» **Objective**
Give the number of lines holding the string "React" and nothing more.

» **Data block**

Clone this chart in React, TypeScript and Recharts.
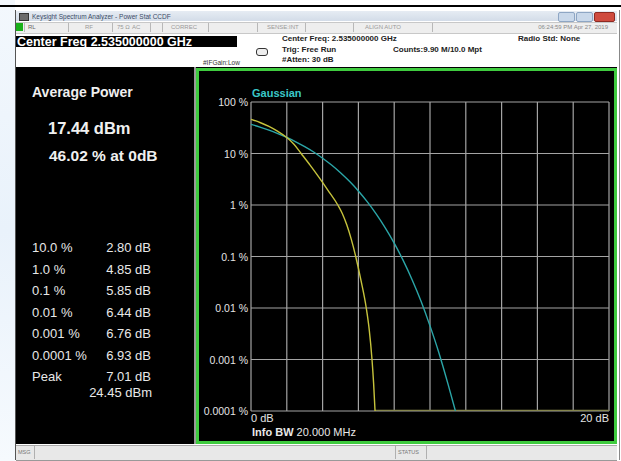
import React from 'react';
import { ComposedChart, Line, XAxis, YAxis, CartesianGrid } from 'recharts';

// ---- axis ticks ----
const DB_TICKS = [0, 2, 4, 6, 8, 10, 12, 14, 16, 18, 20];
const DB_LABEL_VALUES = [0, 20];
const DB_LABEL_TEXT = ['0 dB', '20 dB'];
const PCT_TICKS = [0.0001, 0.001, 0.01, 0.1, 1, 10, 100];
const PCT_LABELS = ['0.0001 %', '0.001 %', '0.01 %', '0.1 %', '1 %', '10 %', '100 %'];

// ---- measured CCDF trace (yellow) ----
const measuredDb = [0, 0.5, 1, 1.5, 2, 2.4, 2.8, 3.3, 3.8, 4.3, 4.85, 5.1, 5.35, 5.6, 5.85, 6.15, 6.44, 6.6, 6.76, 6.85, 6.93];
const measuredPct = [46, 40, 33.5, 26.8, 20.4, 15.1, 10, 5.94, 3.43, 1.93, 1.0, 0.686, 0.412, 0.217, 0.1, 0.0336, 0.01, 0.00394, 0.001, 0.000344, 0.0001];

// ---- Gaussian reference trace (cyan) ----
const gaussDb = [0, 0.5, 1, 1.5, 2, 2.5, 3, 3.5, 4, 4.5, 5, 5.5, 6, 6.5, 7, 7.5, 8, 8.5, 9, 9.5, 10, 10.5, 11, 11.42];
const gaussPct = [36.8, 32.6, 28.4, 24.3, 20.5, 16.9, 13.6, 10.7, 8.1, 5.97, 4.23, 2.88, 1.87, 1.15, 0.666, 0.361, 0.182, 0.084, 0.0355, 0.0135, 0.0045, 0.00134, 0.00034, 0.0001];

// ---- measured trace clipped at the floor ----
const floorDb = [6.93, 20];
const floorPct = [0.0001, 0.0001];

// ---- left panel statistics ----
const statLabels = ['10.0 %', '1.0 %', '0.1 %', '0.01 %', '0.001 %', '0.0001 %', 'Peak'];
const statValues = ['2.80 dB', '4.85 dB', '5.85 dB', '6.44 dB', '6.76 dB', '6.93 dB', '7.01 dB'];
const peakPower = '24.45 dBm';
const avgPower = '17.44 dBm';
const avgPct = '46.02 % at 0dB';

const measured = measuredDb.map((db, i) => ({ db, pct: measuredPct[i] }));
const gauss = gaussDb.map((db, i) => ({ db, pct: gaussPct[i] }));
const floor = floorDb.map((db, i) => ({ db, pct: floorPct[i] }));

const FONT = "'Liberation Sans', Arial, Helvetica, sans-serif";

type TxtProps = {
  x: number; y: number; size: number; bold?: boolean; color?: string;
  anchor?: 'start' | 'end'; children: React.ReactNode;
};
const Txt = ({ x, y, size, bold, color = '#111', anchor = 'start', children }: TxtProps) => (
  <div
    style={{
      position: 'absolute',
      left: x,
      top: y - size,
      height: size * 2,
      lineHeight: `${size * 2}px`,
      fontSize: size,
      fontWeight: bold ? 700 : 400,
      color,
      fontFamily: FONT,
      whiteSpace: 'nowrap',
      transform: anchor === 'end' ? 'translateX(-100%)' : undefined,
    }}
  >
    {children}
  </div>
);

const Box = (p: { x: number; y: number; w: number; h: number; style?: React.CSSProperties }) => (
  <div style={{ position: 'absolute', left: p.x, top: p.y, width: p.w, height: p.h, ...p.style }} />
);

const XTick = (props: any) => {
  const { x, y, payload } = props;
  const idx = DB_LABEL_VALUES.indexOf(payload.value);
  if (idx < 0) return <g />;
  return (
    <text x={x} y={y + 7} textAnchor={idx === 0 ? 'start' : 'end'} dominantBaseline="central"
      fill="#e4e4e4" fontSize={11} fontFamily={FONT}>
      {DB_LABEL_TEXT[idx]}
    </text>
  );
};

const YTick = (props: any) => {
  const { x, y, payload } = props;
  const idx = PCT_TICKS.indexOf(payload.value);
  return (
    <text x={x} y={y} textAnchor="end" dominantBaseline="central"
      fill="#e4e4e4" fontSize={10.5} fontFamily={FONT}>
      {idx >= 0 ? PCT_LABELS[idx] : ''}
    </text>
  );
};

const statusSeps = [24, 68, 112, 150, 162, 208, 257, 305, 353, 432];
const rowY = [248, 269.5, 291, 312.5, 334, 355.5, 377];

export default function App() {
  return (
    <div style={{ position: 'absolute', left: 0, top: 0, width: 621, height: 461, overflow: 'hidden', background: '#ffffff', fontFamily: FONT }}>
      {/* faint background */}
      <Box x={0} y={0} w={15} h={461} style={{ background: 'linear-gradient(180deg,#f3f8fd,#e9f2fb 50%,#f6fafe)' }} />
      {/* top black rule */}
      <Box x={0} y={5} w={621} h={2} style={{ background: '#000' }} />

      {/* window */}
      <Box x={15} y={10} w={603} h={450} style={{ background: '#fff', borderLeft: '1px solid #555', borderRight: '1px solid #888' }} />
      {/* title bar */}
      <Box x={16} y={11} w={601} h={10} style={{ background: 'linear-gradient(180deg,#e6ecf3,#d3dce8)' }} />
      <Box x={19} y={13} w={8} h={6} style={{ background: '#6b6b6b', border: '1px solid #333' }} />
      <Txt x={32} y={16} size={6.5} color="#3a4a66">Keysight Spectrum Analyzer - Power Stat CCDF</Txt>
      <Box x={558} y={12} w={15} h={8} style={{ background: '#c9d8ea', border: '1px solid #8ea6c4', borderRadius: 2 }} />
      <Box x={576} y={12} w={15} h={8} style={{ background: '#c9d8ea', border: '1px solid #8ea6c4', borderRadius: 2 }} />
      <Box x={594} y={12} w={19} h={8} style={{ background: '#cf4b3f', border: '1px solid #8e2a22', borderRadius: 2 }} />

      {/* status row */}
      <Box x={16} y={22} w={601} h={10} style={{ background: '#eeeeee', borderTop: '1px solid #c8c8c8', borderBottom: '1px solid #c8c8c8' }} />
      <Box x={16} y={23} w={7} h={8} style={{ background: '#19b019' }} />
      {statusSeps.map((sx) => (
        <Box key={sx} x={sx} y={23} w={1} h={9} style={{ background: '#b8b8b8' }} />
      ))}
      <Txt x={28} y={27} size={6} color="#666">RL</Txt>
      <Txt x={85} y={27} size={6} color="#999">RF</Txt>
      <Txt x={117} y={27} size={6} color="#999">75 Ω</Txt>
      <Txt x={132} y={27} size={6} color="#999">AC</Txt>
      <Txt x={171} y={27} size={6} color="#999">CORREC</Txt>
      <Txt x={267} y={27} size={6} color="#999">SENSE:INT</Txt>
      <Txt x={365} y={27} size={6} color="#999">ALIGN AUTO</Txt>
      <Txt x={608} y={27} size={6} color="#888" anchor="end">06:24:59 PM Apr 27, 2019</Txt>

      {/* center freq bar */}
      <Box x={16} y={36} w={221} h={11} style={{ background: '#000' }} />
      <Txt x={17} y={42} size={12.5} bold color="#ffffff">Center Freq 2.535000000 GHz</Txt>

      <Txt x={282} y={39} size={8} bold color="#222">Center Freq: 2.535000000 GHz</Txt>
      <Txt x={282} y={50} size={8} bold color="#222">Trig: Free Run</Txt>
      <Txt x={282} y={60} size={8} bold color="#222">#Atten: 30 dB</Txt>
      <Txt x={393} y={50} size={8} bold color="#222">Counts:9.90 M/10.0 Mpt</Txt>
      <Txt x={518} y={39} size={8} bold color="#222">Radio Std: None</Txt>
      <Txt x={203} y={62} size={6.5} color="#333">#IFGain:Low</Txt>
      <Box x={256} y={48} w={10} h={6} style={{ border: '1px solid #333', borderRadius: 3, background: '#eee' }} />

      {/* main display */}
      <Box x={16} y={67} w={601} h={377} style={{ background: '#000' }} />
      <Box x={194} y={67} w={2} h={377} style={{ background: '#9a9a9a' }} />

      {/* left panel */}
      <Txt x={32} y={92} size={14} bold color="#f0f0f0">Average Power</Txt>
      <Txt x={48} y={128} size={16.5} bold color="#f0f0f0">{avgPower}</Txt>
      <Txt x={49} y={155} size={15.5} bold color="#f0f0f0">{avgPct}</Txt>
      {statLabels.map((l, i) => (
        <Txt key={l} x={32} y={rowY[i]} size={13} color="#e8e8e8">{l}</Txt>
      ))}
      {statValues.map((v, i) => (
        <Txt key={v + i} x={151} y={rowY[i]} size={13} color="#e8e8e8" anchor="end">{v}</Txt>
      ))}
      <Txt x={152} y={393} size={13} color="#e8e8e8" anchor="end">{peakPower}</Txt>

      {/* green graticule frame */}
      <Box x={196} y={68} w={421} h={376} style={{ border: '3px solid #3fcb3f', boxSizing: 'border-box', background: '#000' }} />

      <div style={{ position: 'absolute', left: 199, top: 71 }}>
        <ComposedChart width={414} height={370} margin={{ top: 31, right: 4, bottom: 0, left: 0 }}>
          <CartesianGrid stroke="#a4a4a4" strokeWidth={1.2} />
          <XAxis
            type="number"
            dataKey="db"
            domain={[0, 20]}
            ticks={DB_TICKS}
            allowDataOverflow
            height={30}
            tickSize={0}
            tickMargin={0}
            axisLine={false}
            tickLine={false}
            tick={<XTick />}
            interval={0}
          />
          <YAxis
            type="number"
            dataKey="pct"
            scale="log"
            domain={[0.0001, 100]}
            ticks={PCT_TICKS}
            allowDataOverflow
            width={52}
            tickSize={0}
            tickMargin={3}
            axisLine={false}
            tickLine={false}
            tick={<YTick />}
            interval={0}
          />
          <Line data={floor} dataKey="pct" type="linear" stroke="#86864e" strokeWidth={2.5} dot={false} isAnimationActive={false} />
          <Line data={gauss} dataKey="pct" type="monotone" stroke="#2ba6a8" strokeWidth={1.4} dot={false} isAnimationActive={false} />
          <Line data={measured} dataKey="pct" type="monotone" stroke="#c6c33c" strokeWidth={1.4} dot={false} isAnimationActive={false} />
        </ComposedChart>
      </div>

      <Txt x={252} y={93} size={11} bold color="#3ac8c8">Gaussian</Txt>
      <Txt x={252} y={432} size={11} color="#e8e8e8"><b>Info BW</b> 20.000 MHz</Txt>

      {/* bottom status bar */}
      <Box x={16} y={445} w={601} h={14} style={{ background: '#e8e8e8', borderTop: '1px solid #aaa', borderBottom: '1px solid #999' }} />
      <Box x={34} y={446} w={1} h={13} style={{ background: '#b0b0b0' }} />
      <Box x={395} y={446} w={1} h={13} style={{ background: '#b0b0b0' }} />
      <Box x={426} y={446} w={1} h={13} style={{ background: '#b0b0b0' }} />
      <Txt x={18} y={452} size={5.5} color="#777">MSG</Txt>
      <Txt x={398} y={452} size={5.5} color="#777">STATUS</Txt>
    </div>
  );
}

» **Correct result**
4